Willy Mason of West Tisbury sang a song and drew a standing ovation from his classmates. He said: "I am supportive of our country. But this war is not about protecting citizens."
Three students in favor of the war went on stage. There were a few catcalls from the audience, but classmates listened politely for the most part, and finally applauded their words.
Duncan MacMullen of Oak Bluffs, 17, said: "Saddam hasn't complied with what the United Nations required. You may hate the war, but don't hate the soldiers."
Stuart Bangs of Edgartown, 17, held an American flag and declared: "Saddam is a sick, sick man."
Jacob Stricoff of Edgartown, 16, thanked the students for listening to both sides.
Ms. Sinnett was introduced by a fellow student as the organizer of the noon event. "I don't think the United States should go into Iraq without the United Nations behind us," she said.
Liz Schweitzer, 16, of Edgartown told the audience her grandparents had lived through World War II. "My parents saw the Korean and Vietnam wars and the Gulf war. Can't there be a generation without war?" she asked.

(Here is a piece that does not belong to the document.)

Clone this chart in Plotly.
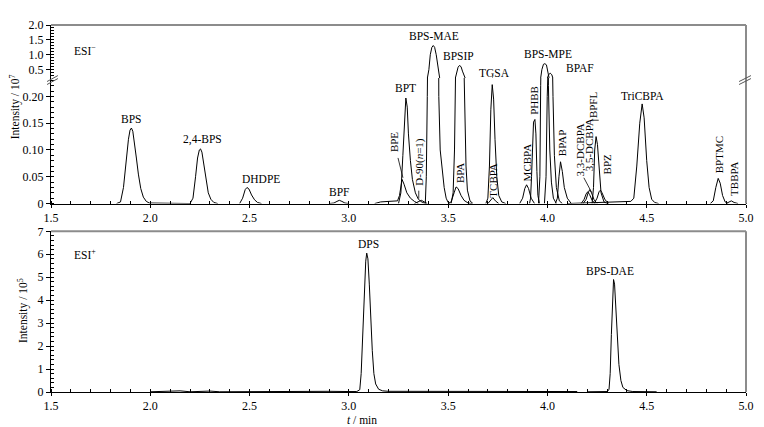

Mac Schilcher, a varsity football star and a senior, stepped to the microphone and said he was opposed to the war. He said 77 per cent of the people in the United States don't want to go to war.
"Learn as much as you can about this war," Mr. Schilcher urged his fellow students.
Carrying a flag, social studies teacher Elaine Weintraub walked on stage, followed by a group of students. She spoke about becoming a United States citizen and the value and privileges of democracy.
"Talking about peace is American," she told the students. "Discussing war is American. I urge you all to talk this out."
Rachel Lucier, 16, a sophomore, walked to the microphone and challenged her audience: "This is a walkout - what are we doing here?"
As the students put their coats to leave the hall, principal Peg Regan took the microphone. She urged students to return to classes and continue the debate there.
Ms. Lucier said after the program she was pleased by the participation. "I thought it was good all of the people got a chance to express their point of view," she said, even those who favored the war.
There were teachers in the school who would have preferred to attend the Performing Arts Center rally but had to stay in the classroom. Marge Harris, who teaches United States history, said she wished could have attended the students' event, but there were students in her class who chose not to attend the rally.